EXERCISE INSTRUCTIONS
Go through the data below and copy it exactly, skipping every picture.

==== RAW DATA

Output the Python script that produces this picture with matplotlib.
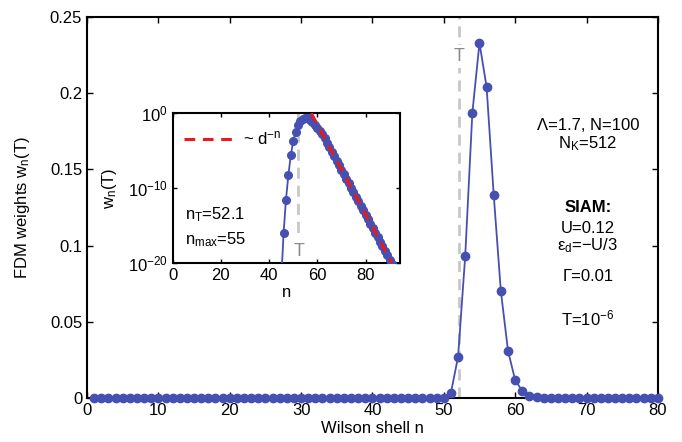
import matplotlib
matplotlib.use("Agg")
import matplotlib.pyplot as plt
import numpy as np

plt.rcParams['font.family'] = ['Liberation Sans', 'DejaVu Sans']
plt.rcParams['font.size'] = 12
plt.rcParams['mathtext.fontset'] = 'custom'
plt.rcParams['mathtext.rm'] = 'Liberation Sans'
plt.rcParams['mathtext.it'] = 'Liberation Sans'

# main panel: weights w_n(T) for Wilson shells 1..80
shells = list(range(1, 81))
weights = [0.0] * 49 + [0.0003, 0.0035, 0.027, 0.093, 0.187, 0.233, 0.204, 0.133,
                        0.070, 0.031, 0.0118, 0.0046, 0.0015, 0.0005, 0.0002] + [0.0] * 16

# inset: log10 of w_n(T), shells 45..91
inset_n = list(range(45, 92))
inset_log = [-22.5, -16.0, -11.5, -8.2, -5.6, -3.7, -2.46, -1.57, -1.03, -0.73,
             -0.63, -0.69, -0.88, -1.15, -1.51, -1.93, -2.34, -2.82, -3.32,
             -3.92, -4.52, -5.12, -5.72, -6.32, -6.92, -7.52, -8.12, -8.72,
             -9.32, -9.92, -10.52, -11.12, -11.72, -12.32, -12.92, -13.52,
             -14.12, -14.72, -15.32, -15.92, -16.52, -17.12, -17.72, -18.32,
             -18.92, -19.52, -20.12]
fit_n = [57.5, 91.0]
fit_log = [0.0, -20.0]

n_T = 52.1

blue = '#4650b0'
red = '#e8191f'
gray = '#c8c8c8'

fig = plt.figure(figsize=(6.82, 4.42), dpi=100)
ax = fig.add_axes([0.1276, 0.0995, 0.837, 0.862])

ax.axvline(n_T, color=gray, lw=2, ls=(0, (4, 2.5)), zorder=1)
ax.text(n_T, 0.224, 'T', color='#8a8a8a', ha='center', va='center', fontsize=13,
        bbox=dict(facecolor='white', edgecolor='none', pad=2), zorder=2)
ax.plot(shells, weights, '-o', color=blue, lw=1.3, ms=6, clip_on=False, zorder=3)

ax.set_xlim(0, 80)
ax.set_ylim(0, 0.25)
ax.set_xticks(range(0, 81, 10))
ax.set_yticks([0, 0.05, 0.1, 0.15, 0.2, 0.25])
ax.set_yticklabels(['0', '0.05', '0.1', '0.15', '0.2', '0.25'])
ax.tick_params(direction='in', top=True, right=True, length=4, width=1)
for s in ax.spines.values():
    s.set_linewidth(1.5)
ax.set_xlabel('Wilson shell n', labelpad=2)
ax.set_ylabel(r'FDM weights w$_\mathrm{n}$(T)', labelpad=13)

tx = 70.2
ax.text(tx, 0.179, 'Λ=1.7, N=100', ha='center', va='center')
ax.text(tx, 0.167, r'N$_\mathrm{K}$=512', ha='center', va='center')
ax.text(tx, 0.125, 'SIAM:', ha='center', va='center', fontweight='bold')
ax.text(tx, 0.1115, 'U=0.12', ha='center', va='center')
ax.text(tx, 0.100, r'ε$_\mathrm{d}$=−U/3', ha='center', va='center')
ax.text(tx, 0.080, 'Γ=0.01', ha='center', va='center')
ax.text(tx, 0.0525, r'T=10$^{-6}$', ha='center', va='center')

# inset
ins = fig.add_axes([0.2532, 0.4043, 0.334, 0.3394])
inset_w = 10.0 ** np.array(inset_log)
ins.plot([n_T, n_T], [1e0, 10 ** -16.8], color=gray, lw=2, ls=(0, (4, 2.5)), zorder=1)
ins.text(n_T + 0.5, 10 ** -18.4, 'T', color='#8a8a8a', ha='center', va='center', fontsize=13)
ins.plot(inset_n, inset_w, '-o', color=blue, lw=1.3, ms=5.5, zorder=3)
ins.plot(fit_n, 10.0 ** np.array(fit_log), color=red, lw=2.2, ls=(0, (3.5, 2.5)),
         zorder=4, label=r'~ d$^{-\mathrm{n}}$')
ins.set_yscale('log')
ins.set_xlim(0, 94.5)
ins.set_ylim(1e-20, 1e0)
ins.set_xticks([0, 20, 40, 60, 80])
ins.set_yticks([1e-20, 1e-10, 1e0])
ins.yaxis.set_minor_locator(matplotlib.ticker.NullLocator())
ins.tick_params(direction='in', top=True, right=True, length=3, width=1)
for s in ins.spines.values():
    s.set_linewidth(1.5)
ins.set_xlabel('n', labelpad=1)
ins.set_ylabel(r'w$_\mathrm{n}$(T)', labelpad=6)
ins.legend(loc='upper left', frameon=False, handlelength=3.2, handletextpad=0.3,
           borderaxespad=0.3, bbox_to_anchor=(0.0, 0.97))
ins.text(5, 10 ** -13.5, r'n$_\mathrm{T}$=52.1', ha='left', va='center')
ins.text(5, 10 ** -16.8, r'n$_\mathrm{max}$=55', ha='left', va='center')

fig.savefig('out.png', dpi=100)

========

RESULT BELOW
Output the Python script that produces this picture with matplotlib.
import matplotlib
matplotlib.use("Agg")
import matplotlib.pyplot as plt
import numpy as np

plt.rcParams['font.family'] = ['Liberation Sans', 'DejaVu Sans']
plt.rcParams['font.size'] = 12
plt.rcParams['mathtext.fontset'] = 'custom'
plt.rcParams['mathtext.rm'] = 'Liberation Sans'
plt.rcParams['mathtext.it'] = 'Liberation Sans'

# main panel: weights w_n(T) for Wilson shells 1..80
shells = list(range(1, 81))
weights = [0.0] * 49 + [0.0003, 0.0035, 0.027, 0.093, 0.187, 0.233, 0.204, 0.133,
                        0.070, 0.031, 0.0118, 0.0046, 0.0015, 0.0005, 0.0002] + [0.0] * 16

# inset: log10 of w_n(T), shells 45..91
inset_n = list(range(45, 92))
inset_log = [-22.5, -16.0, -11.5, -8.2, -5.6, -3.7, -2.46, -1.57, -1.03, -0.73,
             -0.63, -0.69, -0.88, -1.15, -1.51, -1.93, -2.34, -2.82, -3.32,
             -3.92, -4.52, -5.12, -5.72, -6.32, -6.92, -7.52, -8.12, -8.72,
             -9.32, -9.92, -10.52, -11.12, -11.72, -12.32, -12.92, -13.52,
             -14.12, -14.72, -15.32, -15.92, -16.52, -17.12, -17.72, -18.32,
             -18.92, -19.52, -20.12]
fit_n = [57.5, 91.0]
fit_log = [0.0, -20.0]

n_T = 52.1

blue = '#4650b0'
red = '#e8191f'
gray = '#c8c8c8'

fig = plt.figure(figsize=(6.82, 4.42), dpi=100)
ax = fig.add_axes([0.1276, 0.0995, 0.837, 0.862])

ax.axvline(n_T, color=gray, lw=2, ls=(0, (4, 2.5)), zorder=1)
ax.text(n_T, 0.224, 'T', color='#8a8a8a', ha='center', va='center', fontsize=13,
        bbox=dict(facecolor='white', edgecolor='none', pad=2), zorder=2)
ax.plot(shells, weights, '-o', color=blue, lw=1.3, ms=6, clip_on=False, zorder=3)

ax.set_xlim(0, 80)
ax.set_ylim(0, 0.25)
ax.set_xticks(range(0, 81, 10))
ax.set_yticks([0, 0.05, 0.1, 0.15, 0.2, 0.25])
ax.set_yticklabels(['0', '0.05', '0.1', '0.15', '0.2', '0.25'])
ax.tick_params(direction='in', top=True, right=True, length=4, width=1)
for s in ax.spines.values():
    s.set_linewidth(1.5)
ax.set_xlabel('Wilson shell n', labelpad=2)
ax.set_ylabel(r'FDM weights w$_\mathrm{n}$(T)', labelpad=13)

tx = 70.2
ax.text(tx, 0.179, 'Λ=1.7, N=100', ha='center', va='center')
ax.text(tx, 0.167, r'N$_\mathrm{K}$=512', ha='center', va='center')
ax.text(tx, 0.125, 'SIAM:', ha='center', va='center', fontweight='bold')
ax.text(tx, 0.1115, 'U=0.12', ha='center', va='center')
ax.text(tx, 0.100, r'ε$_\mathrm{d}$=−U/3', ha='center', va='center')
ax.text(tx, 0.080, 'Γ=0.01', ha='center', va='center')
ax.text(tx, 0.0525, r'T=10$^{-6}$', ha='center', va='center')

# inset
ins = fig.add_axes([0.2532, 0.4043, 0.334, 0.3394])
inset_w = 10.0 ** np.array(inset_log)
ins.plot([n_T, n_T], [1e0, 10 ** -16.8], color=gray, lw=2, ls=(0, (4, 2.5)), zorder=1)
ins.text(n_T + 0.5, 10 ** -18.4, 'T', color='#8a8a8a', ha='center', va='center', fontsize=13)
ins.plot(inset_n, inset_w, '-o', color=blue, lw=1.3, ms=5.5, zorder=3)
ins.plot(fit_n, 10.0 ** np.array(fit_log), color=red, lw=2.2, ls=(0, (3.5, 2.5)),
         zorder=4, label=r'~ d$^{-\mathrm{n}}$')
ins.set_yscale('log')
ins.set_xlim(0, 94.5)
ins.set_ylim(1e-20, 1e0)
ins.set_xticks([0, 20, 40, 60, 80])
ins.set_yticks([1e-20, 1e-10, 1e0])
ins.yaxis.set_minor_locator(matplotlib.ticker.NullLocator())
ins.tick_params(direction='in', top=True, right=True, length=3, width=1)
for s in ins.spines.values():
    s.set_linewidth(1.5)
ins.set_xlabel('n', labelpad=1)
ins.set_ylabel(r'w$_\mathrm{n}$(T)', labelpad=6)
ins.legend(loc='upper left', frameon=False, handlelength=3.2, handletextpad=0.3,
           borderaxespad=0.3, bbox_to_anchor=(0.0, 0.97))
ins.text(5, 10 ** -13.5, r'n$_\mathrm{T}$=52.1', ha='left', va='center')
ins.text(5, 10 ** -16.8, r'n$_\mathrm{max}$=55', ha='left', va='center')

fig.savefig('out.png', dpi=100)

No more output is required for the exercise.